衆院憲法審査会が3月9日開かれ、立憲民主党の奥野総一郎議員が発言しました。一部の政党から緊急事態条項の議論を進めるべきと主張されている点について、「非常時でもウクライナのように国会を動かすべきであり、緊急事態条項を設けるまでもなく、現在の制度でかなりのことができると考える」と言及しました。その上で整理が必要な論点として、(1)参議院の緊急集会のあり方について参議院と合同で議論をしてはどうか(2)選挙困難事態とはどのような場合が想定されるのか、それを客観的に誰が認定するのか(3)臨時国会の即時召集をまず明確にすべき――の3点を挙げ、「拙速に議論を進めることには反対」との考えを示しました。

国民投票法改正案

 2021年の改正国民投票法附則への対応の法的必要性について言及しました。附則について「国は、この法律の施行後三年を目途に、インターネット等の適正な利用の確保を図るための方策やCM規制など、国民投票の公平及び公正を確保するため事項等について検討を加え、必要な法制上の措置その他の措置を講ずるものとする」と説明しました。奥野議員は、施行後3年が2024年9月であると指摘し、「来年の通常国会までに『必要な法制上の措置』を講じなければならない」と訴えました。同附則の原案作成者の立場から「何らかの法制上の措置その他の措置が講じられるまでは、憲法改正発議は当然できない」と説き、「国民投票法改正について各党が案を持ち寄り、早急に成案を得るよう、集中討議を求める」と呼びかけました。

憲法9条

 反撃能力について岸田総理が「専守防衛の範囲内で対応する。武力行使の3要件を満たさなければならない」と言及した憲法9条に関する問題について発言しました。

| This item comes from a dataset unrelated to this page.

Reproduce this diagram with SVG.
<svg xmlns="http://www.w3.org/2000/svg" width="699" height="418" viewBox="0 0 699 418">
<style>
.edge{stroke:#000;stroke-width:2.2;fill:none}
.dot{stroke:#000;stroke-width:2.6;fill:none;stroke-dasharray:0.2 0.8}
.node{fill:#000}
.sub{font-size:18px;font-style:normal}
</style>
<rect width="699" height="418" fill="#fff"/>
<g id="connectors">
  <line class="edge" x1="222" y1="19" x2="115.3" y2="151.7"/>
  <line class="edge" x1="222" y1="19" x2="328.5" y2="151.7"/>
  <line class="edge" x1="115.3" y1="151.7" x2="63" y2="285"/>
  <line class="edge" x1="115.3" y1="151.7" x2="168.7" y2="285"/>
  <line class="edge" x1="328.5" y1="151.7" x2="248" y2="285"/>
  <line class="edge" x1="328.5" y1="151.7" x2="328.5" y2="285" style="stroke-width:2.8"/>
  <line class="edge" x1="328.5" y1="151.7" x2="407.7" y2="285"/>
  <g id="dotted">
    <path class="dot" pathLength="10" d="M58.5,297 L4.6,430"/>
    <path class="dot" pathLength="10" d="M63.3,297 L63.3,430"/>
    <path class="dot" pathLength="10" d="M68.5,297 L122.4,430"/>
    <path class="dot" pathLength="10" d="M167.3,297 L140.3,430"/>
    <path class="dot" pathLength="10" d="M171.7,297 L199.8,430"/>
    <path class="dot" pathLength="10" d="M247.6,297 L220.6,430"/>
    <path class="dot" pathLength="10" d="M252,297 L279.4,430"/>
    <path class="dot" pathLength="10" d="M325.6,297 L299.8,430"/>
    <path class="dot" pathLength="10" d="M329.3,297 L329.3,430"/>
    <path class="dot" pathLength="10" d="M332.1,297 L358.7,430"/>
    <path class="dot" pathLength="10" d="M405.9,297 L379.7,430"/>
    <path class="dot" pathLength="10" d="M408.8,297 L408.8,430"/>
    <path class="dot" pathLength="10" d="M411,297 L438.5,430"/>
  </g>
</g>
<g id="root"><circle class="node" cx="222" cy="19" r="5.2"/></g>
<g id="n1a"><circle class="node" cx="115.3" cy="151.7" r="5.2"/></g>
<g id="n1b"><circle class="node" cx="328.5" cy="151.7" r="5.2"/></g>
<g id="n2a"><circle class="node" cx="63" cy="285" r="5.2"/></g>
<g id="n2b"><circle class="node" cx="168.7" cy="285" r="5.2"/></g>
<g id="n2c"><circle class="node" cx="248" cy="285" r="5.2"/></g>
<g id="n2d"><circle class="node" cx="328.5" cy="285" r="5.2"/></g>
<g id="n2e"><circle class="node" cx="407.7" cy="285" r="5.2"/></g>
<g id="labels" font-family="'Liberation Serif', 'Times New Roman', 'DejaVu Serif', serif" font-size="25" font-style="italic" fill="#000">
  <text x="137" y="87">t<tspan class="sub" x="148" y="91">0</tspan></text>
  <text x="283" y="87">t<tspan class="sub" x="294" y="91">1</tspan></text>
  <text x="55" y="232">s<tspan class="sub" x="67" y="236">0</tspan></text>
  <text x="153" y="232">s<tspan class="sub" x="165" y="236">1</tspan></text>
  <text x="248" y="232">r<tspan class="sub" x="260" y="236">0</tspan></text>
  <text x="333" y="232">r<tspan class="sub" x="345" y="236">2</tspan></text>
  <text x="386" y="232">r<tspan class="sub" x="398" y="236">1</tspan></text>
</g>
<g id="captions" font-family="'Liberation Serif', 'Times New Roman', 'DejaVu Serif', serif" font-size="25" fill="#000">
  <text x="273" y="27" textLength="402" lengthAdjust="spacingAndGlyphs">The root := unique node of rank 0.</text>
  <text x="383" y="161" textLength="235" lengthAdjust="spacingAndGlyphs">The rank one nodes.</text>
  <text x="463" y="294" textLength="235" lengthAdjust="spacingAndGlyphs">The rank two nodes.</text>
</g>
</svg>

 専守防衛に関して田中総理(当時)が1972年、「防衛上の必要からも相手の基地を攻撃することなく、もっぱらわが国土及びその周辺において防衛を行うということ」と答弁していることを紹介。「専守防衛とは、憲法9条の解釈として、自衛隊に、旧三要件のもと『国土及びその周辺において防衛を行う』という地理的な制約と『攻撃的な脅威を与える兵器を持たない』という制約を課すもの」と説明しました。

 ところが安倍政権下で実施された安保法制以降、「専守防衛の意義が大きく変わった」と懸念を示しました。奥野議員は、存立危機事態に際しての集団的自衛権の行使容認は、「我が国が武力攻撃を受けて初めて武力行使をするという憲法9条の基本的な制約を取り払っただけではなく、地理的な制約も消し去った。今回反撃能力を持つことで、『攻撃的な脅威を与える兵器を持たない」という制約も消し去られた。従来、専守防衛が果たしてきた歯止めが全くなくなってしまった」と警鐘を鳴らしました。

 そのほか、従来の専守防衛で違憲とされてきた海外派兵についても、安保法制の審議過程でホルムズ海峡における機雷掃海が例外として認められ、今国会では浜田防衛大臣が「ホルムズ海峡の機雷掃海以外にも例外を認める」旨の答弁をしたと指摘しました。我が国が保持できる「必要最小限度」の実力に関して「ICBM、長距離戦略爆撃機、攻撃型空母の保有」は許されないとされてきたのが、敵基地の攻撃に使用される限りは保有できるという結論にもなり得るのではないかと疑問を呈しました。

 以上の変更に加えて、今般反撃能力の保有を認めたことにより、「専守防衛は、もはや先制攻撃はしないという意味しか持たないものになってしまった」と問題視しました。「年間の防衛予算が10兆円を上回り、反撃能力を獲得した自衛隊が「陸海空その他の戦力」ではないと言えるのか。専守防衛を堅持するというマジックワードの下で、9条2項の空文化、削除に等しい結果が生まれている」と深刻な懸念を示しました。